Gaby Moreno sounds like a gentle soul when she speaks, but when she sings, she has the power to transport you back to the sounds of the 1920’s. She says she’s like a sensitive and observant bird, inspired by what’s going on around her.
Originally from Guatemala, the up-and-coming blues musician has been residing in Los Angeles for more than a decade. In 2006, she says she won the John Lennon songwriting competition, which opened the doors for her to tour with Tracy Chapman and Ani di Franco. She also received an Emmy nomination in 2010 for co-writing the show title track for NBC’s “Parks & Recreation.”
Although her previous three albums have been in English, she is now crossing over with her first Spanish-language album dropping next week, titled, “Postales.” She is also wrapping up a world tour in Costa Rica this week with Grammy-Award-winning singer and fellow Guatemalan Ricardo Arjona.

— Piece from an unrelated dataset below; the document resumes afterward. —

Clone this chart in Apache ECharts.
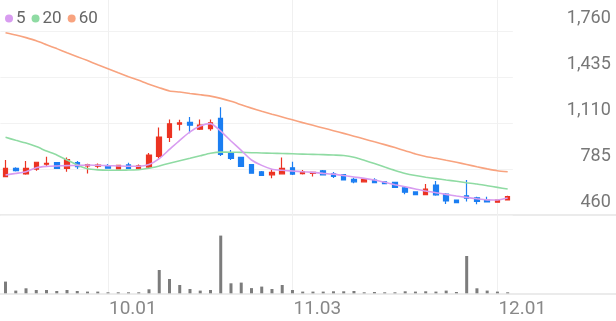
<!DOCTYPE html>
<html><head><meta charset="utf-8">
<script src="https://cdn.jsdelivr.net/npm/echarts@6/dist/echarts.min.js"></script>
<style>html,body{margin:0;padding:0;background:#fff}#c{width:616px;height:321px}</style>
</head><body><div id="c"></div>
<script>
const dates = ['09.17','09.18','09.19','09.22','09.23','09.24','09.25','09.26','09.29','09.30',
  '10.01','10.02','10.10','10.13','10.14','10.15','10.16','10.17','10.20','10.21',
  '10.22','10.23','10.24','10.27','10.28','10.29','10.30','10.31','11.03','11.04',
  '11.05','11.06','11.07','11.10','11.11','11.12','11.13','11.14','11.17','11.18',
  '11.19','11.20','11.21','11.24','11.25','11.26','11.27','11.28','12.01','12.02'];
const open = [732,790,751,786,820,831,790,832,808,806,810,787,815,788,800,875,1010,1104,1117,1068,1072,1145,895,868,818,766,745,752,795,754,755,773,752,747,712,695,708,695,691,653,624,605,672,608,566,596,582,565,551,567];
const close = [791,775,791,834,827,791,853,803,818,814,792,812,790,808,885,1013,1107,1113,1097,1097,1114,890,862,805,756,740,762,790,750,766,762,745,733,709,695,712,690,683,655,622,605,643,603,560,548,579,556,553,565,590];
const low = [728,768,745,774,803,789,767,786,755,791,790,785,788,785,792,860,978,1060,1040,1063,1057,878,850,803,754,737,720,750,744,748,733,740,722,706,686,692,688,680,652,607,603,603,597,538,546,555,536,550,548,565];
const high = [850,798,843,838,873,835,868,843,823,826,822,815,830,818,900,1080,1137,1135,1155,1138,1138,1224,921,870,820,772,785,867,838,779,767,779,765,750,725,716,720,700,694,661,626,680,701,616,568,708,590,590,568,596];
const volume = [117000,27000,50000,33000,33000,23000,33000,23000,17000,17000,10000,10000,10000,10000,40000,233000,143000,83000,43000,27000,33000,577000,100000,107000,52000,67000,43000,83000,33000,17000,17000,17000,20000,20000,23000,10000,13000,10000,10000,20000,17000,20000,17000,27000,13000,373000,50000,27000,17000,10000];
const ma5 = [744,755,767,795,805,808,810,812,815,813,810,808,806,806,818,860,925,990,1050,1092,1108,1055,985,918,850,812,785,777,772,767,762,755,750,740,730,720,708,692,675,660,645,630,618,606,595,585,575,567,566,580];
const ma20 = [1011,990,970,945,914,886,850,815,788,780,777,777,779,781,791,808,827,845,862,880,898,906,905,904,902,900,898,896,894,892,890,888,885,882,870,848,825,800,776,755,740,728,718,708,699,689,680,668,656,644];
const ma60 = [1753,1737,1718,1696,1668,1640,1611,1583,1555,1526,1498,1469,1441,1415,1387,1363,1340,1332,1322,1313,1303,1287,1266,1242,1218,1196,1175,1155,1135,1115,1096,1077,1058,1039,1019,999,979,959,938,916,893,875,862,848,834,818,802,787,774,767];
const maNames = ['5','20','60'];
const priceMin = 460, priceMax = 1760, priceStep = 325;

const UP = '#ec3322', DOWN = '#1b7ef2';
const candleData = dates.map((d, i) => [open[i], close[i], low[i], high[i]]);
const isMonthStart = (i) => i > 0 && dates[i].slice(0, 2) !== dates[i - 1].slice(0, 2);

const L = 0.4, R = 103.2;
const chart = echarts.init(document.getElementById('c'), null, {renderer: 'canvas'});
chart.setOption({
  animation: false,
  textStyle: {fontFamily: 'Roboto'},
  legend: {
    left: 0, top: 5, icon: 'circle', itemWidth: 8, itemHeight: 8, itemGap: 6,
    textStyle: {color: '#666', fontSize: 17, fontFamily: 'Roboto', padding: [0, 0, 0, -2]},
    data: maNames
  },
  graphic: [
    {type: 'line', z: -1, shape: {x1: 0, y1: 215, x2: 616, y2: 215}, style: {stroke: '#ebebeb', lineWidth: 2}},
    {type: 'line', z: -1, shape: {x1: 0, y1: 294, x2: 616, y2: 294}, style: {stroke: '#ebebeb', lineWidth: 2}}
  ],
  grid: [
    {left: L, right: R, top: 31.7, height: 183.3},
    {left: L, right: R, top: 218.3, height: 75},
    {left: L, right: R, top: 0, height: 294}
  ],
  xAxis: [
    {type: 'category', gridIndex: 0, data: dates, boundaryGap: true,
     axisLine: {show: false}, axisTick: {show: false}, axisLabel: {show: false}, splitLine: {show: false}},
    {type: 'category', gridIndex: 1, data: dates, boundaryGap: true,
     axisLine: {show: false}, axisTick: {show: false}, splitLine: {show: false},
     axisLabel: {show: true, interval: (i) => isMonthStart(i), align: 'left', margin: 6,
       color: '#888', fontSize: 19, fontFamily: 'Roboto', padding: [0, 0, 0, 1]}},
    {type: 'category', gridIndex: 2, data: dates, boundaryGap: true,
     axisLine: {show: false}, axisTick: {show: false}, axisLabel: {show: false},
     splitLine: {show: true, interval: (i) => isMonthStart(i), alignWithLabel: true,
       lineStyle: {color: '#f0f0f0', width: 1}}}
  ],
  yAxis: [
    {type: 'value', gridIndex: 0, position: 'right', min: priceMin, max: priceMax, interval: priceStep,
     axisLine: {show: false}, axisTick: {show: false},
     splitLine: {show: true, lineStyle: {color: '#f2f2f2', width: 1}},
     axisLabel: {align: 'right', margin: 98, verticalAlign: 'bottom', lineHeight: 20, padding: [0, 0, 3, 0],
       color: '#777', fontSize: 18, fontFamily: 'Roboto',
       formatter: (v) => v.toLocaleString('en-US')}},
    {type: 'value', gridIndex: 1, min: 0, max: 750000,
     axisLine: {show: false}, axisTick: {show: false}, axisLabel: {show: false}, splitLine: {show: false}},
    {type: 'value', gridIndex: 2, min: 0, max: 1,
     axisLine: {show: false}, axisTick: {show: false}, axisLabel: {show: false}, splitLine: {show: false}}
  ],
  series: [
    {name: '60', type: 'line', xAxisIndex: 0, yAxisIndex: 0, data: ma60, showSymbol: false, smooth: 0.2,
     color: '#f8a37f', lineStyle: {width: 1.6, color: '#f8a37f'}},
    {name: '20', type: 'line', xAxisIndex: 0, yAxisIndex: 0, data: ma20, showSymbol: false, smooth: 0.2,
     color: '#8fdba3', lineStyle: {width: 1.6, color: '#8fdba3'}},
    {name: '5', type: 'line', xAxisIndex: 0, yAxisIndex: 0, data: ma5, showSymbol: false, smooth: 0.2,
     color: '#d89cf0', lineStyle: {width: 1.6, color: '#d89cf0'}},
    {name: 'price', type: 'candlestick', xAxisIndex: 0, yAxisIndex: 0, data: candleData, barWidth: 5, clip: false,
     itemStyle: {color: UP, color0: DOWN, borderColor: UP, borderColor0: DOWN, borderWidth: 1.2}},
    {name: 'vol', type: 'bar', xAxisIndex: 1, yAxisIndex: 1, data: volume, barWidth: 3,
     itemStyle: {color: '#7c7c7c'}}
  ]
});
</script>
</body></html>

“I only dreamed of it,” says Moreno about how just a few years ago, she was wishing for a break in her career. “Now I have to be careful what I wish for. It’s been non-stop — it’s crazy! I haven’t been home for more than two weeks since January.”
The 30-year-old says next week she goes to the Dominican Republic, and won’t get to rest until December.
“Since I was very little I was always singing,” says Moreno. “When I was 9, I sang in a big theater in Guatemala, and I knew from then that’s what I would be doing for a very long time.”
She says her mom bought her first guitar at around age 14, and she started on her quest — writing and playing music of all kinds, from musicals to church music.
“I am inseparable from it,” says Moreno about her guitar. “I feel naked if I don’t have have it.”
Not much has changed from the first time she performed in Guatemala. She says she still wants the audience to feel good.
“I want to move them and possibly transport them,” says Moreno. “If they are having problems — to make it all go away. Forget about it for a minute.”
Although she always know she wanted to take herself and others to another world with music, it took her time to figure out which route to take. She says she finished high school in Guatemala, and was discovered by Warner Bros. when she was 18. She then enrolled in the Musicians Institute in Los Angeles, where she stayed and made her home.
“I was really working mainly on songwriting and playing live,” says Moreno. “I just wanted to get to work right away. I started to test the waters.”
She says it was a little overwhelming leaving her small town in Guatemala for Los Angeles and meeting lots of people at once, but she was also learning so much. Around 2002-2003, she says she was signed to a publishing company called “Famous Music.”
“I remember just writing and writing,” says Moreno, remembering back to that integral part of her musical career. “I learned so much from great writers…and exposed to many musicians.”
In 2006, she says she wrote the song “Meant to Fly,” used by the winner of “Canadian Idol,” Eva Avila, as well as other songs used on TV shows such as “Lincoln Heights” and “The Ghost Whisperer.”
If she could though, she says she’d love to live in the 1920’s.
“It was such a beautiful era — or at least it seems to be who knows?” says Moreno. “I’m just a very nostalgic person. I’m constantly thinking about how cool it would have been. I love the music, the fashion.”
She says a lot of artists from the past have inspired her, including Edith Piaf and Carlos Gardel, old blues singers like Robert Johnson, Bessy Smith, and even soul music like Ray Charles, Aretha Franklin and Nina Simone — and you can hear remnants of them in her music.
Not all of Moreno’s songs are autobiographical, but her new album’s single “Ave Que Emigra” (“Bird that Migrates”) talks about the immigrant experience.
“It’s just a very important topic, and I feel somewhat responsible to be a type of spokesperson,” says Moreno who immigrated to the U.S. 12 years ago. “I’m living my dream, but I know there are people here 20-30 years working so hard, and they deserve rights and a good life in this country…Everyone should be treated equally…This country is what it is because of immigrants.”
For her, this country is still the land where dreams are made of.
“I had this dream since I was a little girl, and I don’t see myself doing anything else,” she says. “I don’t care if I don’t end up not [sic] selling records, I just want the opportunity to bring my music to people and do live shows.”